Yet the narrative that Dan Edelstein weaves out of those centuries of disagreement turns out to be what it takes to nail down "the beast" (his word). Not the several tomes of Peter Gay's or Jonathan Israel's monumental endeavors: just one hundred and twenty lively, irreverent, erudite, delightfully enjoyable pages in which Edelstein confronts the Beast head-on. Not with a treatise, but with a slingshot of a book.

We should not be fooled by its swiftness and unassuming ways: this is a courageous and ambitious book that has the rare virtue of being both broad in scope and extremely precise and detailed in its arguments and supporting evidence. Without an ounce of fat or obfuscating jargon. The approach is both historical and philological, and Edelstein merges two distinct but correlated [End Page 910] strands. The first is the analysis of the ways in which the concept of "Enlightenment" emerged and spread across Europe roughly between 1680 and 1740 "as a self-reflexive understanding of the historical importance and specificity of eighteenth-century Europe." The second is a critical assessment of the historiographical framing of the Enlightenment. The book thus offers a sharp, critical assessment of the relevance and the viability of the various methods and analysis: it discusses their merits as well as their aporias and pitfalls, always grounding the critique in concrete, pointed examples.

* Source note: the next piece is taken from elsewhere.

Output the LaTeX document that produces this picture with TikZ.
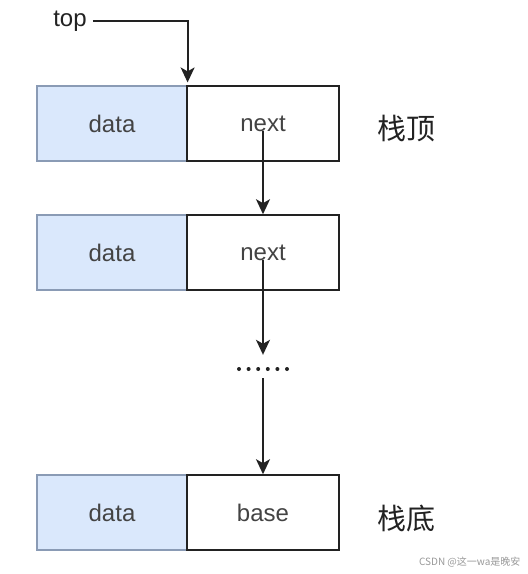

Because it presents an overview of recent and influential developments in historiography and history of ideas, the book may also become a precious tool for those wishing to use it as a case study testing the wealth of approaches and methods out there.

There are sixteen short chapters complemented by detailed notes and bibliographical references (the notes take almost as much space as the text) which mark out the stages of a sustained argument that yields an original interpretation of the Enlightenment (in fact, the book is a kind of whodunit, leading the reader on a quest for clarity through a dense methodological thicket), while also reviewing "rival" or alternative interpretations. The Enlightenment emerges on the one hand as a "narrative," a "myth;" on the other, as "a loose collection of individuals, reforms, institutions, debates, texts" (3). Edelstein argues that the Enlightenment was less an epistemological phenomenon than a narratological one: it was a "master narrative" of modernity that did not necessarily produce original thought (its purpose was primarily to destroy Scholastic prejudice, not to create new systems) and was not especially radical (though it had significant incremental, political impact in France through the diffusion of philosophical ideas among the elites). This character of publicity explains why the narrative of Enlightenment must be associated with France. Here Edelstein goes against the grain of recent scholarship that has argued for the dissemination of national or regional Enlightenments, variously located in the Low Countries, in England, in Scotland or in Naples. Yet France enjoyed something of a hegemonic cultural and linguistic status in the eighteenth century, and much evidence points to the fact that networks of dissemination and publicity radiated from France throughout Europe. The very looseness of the narrative makes for its success: "The French narrative of the Enlightenment [. . .] was sufficiently open-ended that it could be appropriated by almost anyone for almost any political or intellectual purpose. It is precisely that open-endedness that makes the French narrative the most likely candidate for providing a template for other national, confessional, or regional Enlightenments" (105).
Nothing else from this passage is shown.